This Friday will mark the debut performance of the 8th annual Short Attention Span Theatre production at the Garfield Center for the Arts.
Featuring eight plays by eight playwrights, the plays cover a broad range of subjects, ranging from the human condition to belts and shoes, cats and bears, to the afterlife and Darth Vader. Three of the plays are by locals, “A Bear Walks Into A Bar” by Mark Sullivan, “The Mermaid’s Tatoo” by Dwayne Yancey, and “The Empire Gets Audited” by Howard Mesick. The Live Playwright’s Society, for which Sullivan acts as the director, was instrumental in bringing these plays to the Prince audience.
The individual players meanwhile offer performances that are both spastic and contemplative, goofy and restrained; thus, you might venture to say this little festival runs the gamut of the tragicomedy genre. What it is not lacking in, however, is comedy.
While it would be hard and unfair to pick a “stand-out” show from these ten-minute plays, audience members will surely have something to talk about after watching the Ethan Coen penned “Waiting”, about a dead man condemned to sit in a purgatorial waiting room for all eternity.
With no one but a mute typist and some outdated magazines to distract him, the man, played by Mark Wiening (his debut Prince performance), gradually becomes unhinged as his stay in the waiting room is lengthened, again and again, by the indifference and (calculated ?) incompetence of the purgatorial bureaucrats in charge of his files. Sound familiar?
Not the first time the SAS fest has lampooned the bureaucratic (does anyone remember last year’s “DMV Tyrant”?), there is also the sexual silliness of “Kitty The Waitress”, the Oedipal absurdity of “Your Mother’s Butt”, and the slapstick “A Bear Walks Into A Bar”, about a group of barflies too occupied with jokes about bears and bars to realize the fragility of their situation. SAS veteran Sarah Walker also gives a great performance which seamlessly blends straight forward storytelling with dialogue as she recounts/relives her experience as a waitress-turned mermaid in a seedy seaside restaurant.

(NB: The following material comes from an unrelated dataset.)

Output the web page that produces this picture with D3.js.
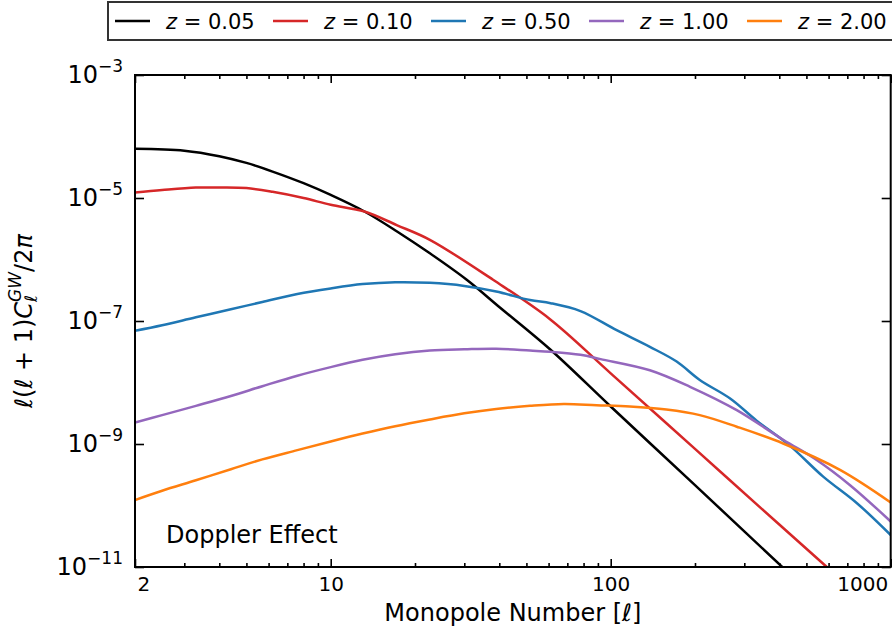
<!DOCTYPE html>
<meta charset="utf-8">
<script src="https://d3js.org/d3.v7.min.js"></script>
<style>
  body { margin: 0; background: #fff; }
  text { font-family: "DejaVu Sans", sans-serif; fill: #000; }
</style>
<body>
<div id="chart"></div>
<script>
// multipole values and spectra
var ellZ005 = [2, 3, 4, 5, 6.2, 8, 10, 13.2, 17.2, 22.6, 30.6, 40.2, 60.7, 100, 200, 300, 408, 500];
var clZ005 = [6.31e-5, 5.89e-5, 4.79e-5, 3.72e-5, 2.69e-5, 1.74e-5, 1.12e-5, 6.03e-6, 2.88e-6, 1.26e-6,
              4.68e-7, 1.66e-7, 3.47e-8, 4.07e-9, 2.14e-10, 3.80e-11, 1.02e-11, 4.27e-12];

var ellZ010 = [2, 2.5, 3.3, 4, 5, 6.2, 8, 10, 13.2, 17.2, 22.6, 38, 60.7, 100, 200, 400, 582, 700];
var clZ010 = [1.23e-5, 1.35e-5, 1.48e-5, 1.48e-5, 1.45e-5, 1.26e-5, 1.00e-5, 7.76e-6, 6.03e-6, 3.63e-6,
              2.09e-6, 4.68e-7, 1.07e-7, 1.41e-8, 8.32e-10, 4.90e-11, 1.07e-11, 5.01e-12];

var ellZ050 = [2, 2.5, 3.3, 4.4, 5.7, 7.6, 10, 13, 17, 22.6, 30, 39, 51.5, 61, 78, 105, 138, 172, 208, 267, 332, 437, 574, 756, 1000];
var clZ050 = [6.92e-8, 8.51e-8, 1.15e-7, 1.55e-7, 2.04e-7, 2.75e-7, 3.39e-7, 3.98e-7, 4.27e-7, 4.17e-7,
              3.72e-7, 3.02e-7, 2.19e-7, 1.95e-7, 1.45e-7, 7.08e-8, 3.80e-8, 2.19e-8, 1.10e-8, 5.50e-9,
              2.40e-9, 9.33e-10, 2.95e-10, 1.10e-10, 3.31e-11];

var ellZ100 = [2, 2.5, 3.3, 4.4, 5.7, 7.6, 10, 13, 17, 22.6, 30, 39, 51.5, 61, 78, 92, 138, 192, 282, 413, 544, 716, 1000];
var clZ100 = [2.24e-9, 2.95e-9, 4.17e-9, 6.03e-9, 8.71e-9, 1.29e-8, 1.78e-8, 2.34e-8, 2.88e-8, 3.31e-8,
              3.47e-8, 3.55e-8, 3.31e-8, 3.16e-8, 2.82e-8, 2.40e-8, 1.58e-8, 8.51e-9, 3.55e-9, 1.17e-9,
              5.50e-10, 2.14e-10, 5.50e-11];

var ellZ200 = [2, 2.5, 3.3, 4.4, 5.7, 7.6, 10, 13, 17, 22.6, 30, 39, 51.5, 68, 89, 117, 158, 208, 282, 413, 659, 1000];
var clZ200 = [1.23e-10, 1.74e-10, 2.57e-10, 3.89e-10, 5.62e-10, 7.94e-10, 1.10e-9, 1.48e-9, 1.95e-9, 2.51e-9,
              3.16e-9, 3.72e-9, 4.17e-9, 4.47e-9, 4.27e-9, 4.07e-9, 3.63e-9, 2.95e-9, 1.91e-9, 1.02e-9,
              3.80e-10, 1.12e-10];

var seriesNames = ["0.05", "0.10", "0.50", "1.00", "2.00"];
var seriesColors = ["#000000", "#d62728", "#1f77b4", "#9467bd", "#ff7f0e"];
var seriesEll = [ellZ005, ellZ010, ellZ050, ellZ100, ellZ200];
var seriesCl = [clZ005, clZ010, clZ050, clZ100, clZ200];

var xMajorTicks = [2, 10, 100, 1000];
var yMajorTicks = [1e-3, 1e-5, 1e-7, 1e-9, 1e-11];
var yTickExp = {"0.001": "3", "0.00001": "5", "1e-7": "7", "1e-9": "9", "1e-11": "11"};

var W = 892, H = 635;
var margin = {top: 75, right: 1.3, bottom: 68, left: 135};
var width = W - margin.left - margin.right,
    height = H - margin.top - margin.bottom;

var svg = d3.select("#chart").append("svg")
    .attr("width", W).attr("height", H);

var g = svg.append("g")
    .attr("transform", "translate(" + margin.left + "," + margin.top + ")");

var x = d3.scaleLog().domain([2, 1000]).range([0, width]);
var y = d3.scaleLog().domain([1e-11, 1e-3]).range([height, 0]);

// minor x ticks
var xMinor = [];
[1, 10, 100].forEach(function(d) {
  for (var k = 2; k <= 9; k++) {
    var v = d * k;
    if (v > 2 && v < 1000 && xMajorTicks.indexOf(v) < 0) xMinor.push(v);
  }
});

g.append("clipPath").attr("id", "plotclip")
  .append("rect").attr("width", width).attr("height", height);

// curves
var line = d3.line()
    .x(function(d) { return x(d[0]); })
    .y(function(d) { return y(d[1]); })
    .curve(d3.curveCatmullRom.alpha(0.5));

seriesNames.forEach(function(name, i) {
  var pts = seriesEll[i].map(function(l, j) { return [l, seriesCl[i][j]]; });
  g.append("path")
    .datum(pts)
    .attr("clip-path", "url(#plotclip)")
    .attr("fill", "none")
    .attr("stroke", seriesColors[i])
    .attr("stroke-width", 2.5)
    .attr("d", line);
});

// axes: ticks point inward on every side
function styleAxis(sel) {
  sel.select(".domain").remove();
  sel.selectAll(".tick line").attr("stroke", "#000").attr("stroke-width", 1.6);
}

g.append("g")
  .attr("transform", "translate(0," + height + ")")
  .call(d3.axisBottom(x).tickValues(xMajorTicks).tickSize(-8).tickPadding(10)
        .tickFormat(function(d) { return String(d); }))
  .call(styleAxis)
  .call(function(a) {
    a.selectAll("text").attr("font-size", 20).attr("font-family", "DejaVu Sans");
    a.selectAll(".tick").filter(function(d) { return d === 2; }).select("text")
      .attr("text-anchor", "start").attr("dx", 2);
    a.selectAll(".tick").filter(function(d) { return d === 1000; }).select("text")
      .attr("text-anchor", "end").attr("dx", -3);
  });

g.append("g")
  .attr("transform", "translate(0," + height + ")")
  .call(d3.axisBottom(x).tickValues(xMinor).tickSize(-4).tickFormat(""))
  .call(styleAxis);

g.append("g")
  .call(d3.axisTop(x).tickValues(xMajorTicks).tickSize(-8).tickFormat(""))
  .call(styleAxis);
g.append("g")
  .call(d3.axisTop(x).tickValues(xMinor).tickSize(-4).tickFormat(""))
  .call(styleAxis);

g.append("g")
  .call(d3.axisLeft(y).tickValues(yMajorTicks).tickSize(-9).tickPadding(12).tickFormat(""))
  .call(styleAxis)
  .call(function(a) {
    a.selectAll(".tick text").each(function(d) {
      var t = d3.select(this).attr("font-size", 24).attr("font-family", "DejaVu Sans");
      t.text(null);
      t.append("tspan").text("10");
      t.append("tspan").attr("font-size", 17).attr("dy", -11).text("\u2212" + yTickExp[String(d)]);
    });
  });

g.append("g")
  .attr("transform", "translate(" + width + ",0)")
  .call(d3.axisRight(y).tickValues(yMajorTicks).tickSize(-9).tickFormat(""))
  .call(styleAxis);

// frame
g.append("rect")
  .attr("width", width).attr("height", height)
  .attr("fill", "none").attr("stroke", "#000").attr("stroke-width", 2);

// axis labels
svg.append("text")
  .attr("x", margin.left + width / 2).attr("y", 621)
  .attr("text-anchor", "middle").attr("font-size", 24)
  .call(function(t) {
    t.append("tspan").text("Monopole Number [");
    t.append("tspan").attr("font-style", "italic").text("\u2113");
    t.append("tspan").text("]");
  });

svg.append("text")
  .attr("transform", "translate(32," + (margin.top + height / 2) + ") rotate(-90)")
  .attr("text-anchor", "middle").attr("font-size", 24)
  .call(function(t) {
    t.append("tspan").attr("font-style", "italic").text("\u2113");
    t.append("tspan").text("(");
    t.append("tspan").attr("font-style", "italic").text("\u2113");
    t.append("tspan").text(" + 1)");
    t.append("tspan").attr("font-style", "italic").text("C");
    t.append("tspan").attr("font-style", "italic").attr("font-size", 17).attr("dy", 5).text("\u2113");
    t.append("tspan").attr("font-style", "italic").attr("font-size", 17).attr("dx", -7).attr("dy", -16).text("GW");
    t.append("tspan").attr("dy", 11).text("/2");
    t.append("tspan").attr("font-style", "italic").text("\u03c0");
  });

// annotation
svg.append("text")
  .attr("x", 166).attr("y", 543)
  .attr("font-size", 24)
  .text("Doppler Effect");

// legend
var legend = svg.append("g");
legend.append("rect")
  .attr("x", 108).attr("y", 2).attr("width", 800).attr("height", 38)
  .attr("fill", "#fff").attr("stroke", "#333").attr("stroke-width", 2);

seriesNames.forEach(function(name, i) {
  var lx = 115 + i * 158;
  legend.append("line")
    .attr("x1", lx).attr("x2", lx + 35).attr("y1", 21).attr("y2", 21)
    .attr("stroke", seriesColors[i]).attr("stroke-width", 2.5);
  var t = legend.append("text")
    .attr("x", lx + 51).attr("y", 29).attr("font-size", 21);
  t.append("tspan").attr("font-style", "italic").text("z");
  t.append("tspan").text(" = " + name);
});
</script>
</body>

So, if you are into tragicomical hijinks, neurotic ramblings, and metaphysical musings, then this year’s Short Attention Span Theatre fest will surely provide you with all the laughs and chin scratching that can be reasonably crammed into a weekend evening or afternoon. Highly recommended, highly entertaining.
SAST VIII will be running two weekends, June 22,23,29 & 30 @ 8pm, and June 24 and July 1 @ 3pm.
Tickets are $15
Students $5 with valid ID
Catherine says
Dwayne Yancey is not a local; he is from Roanoke, VA.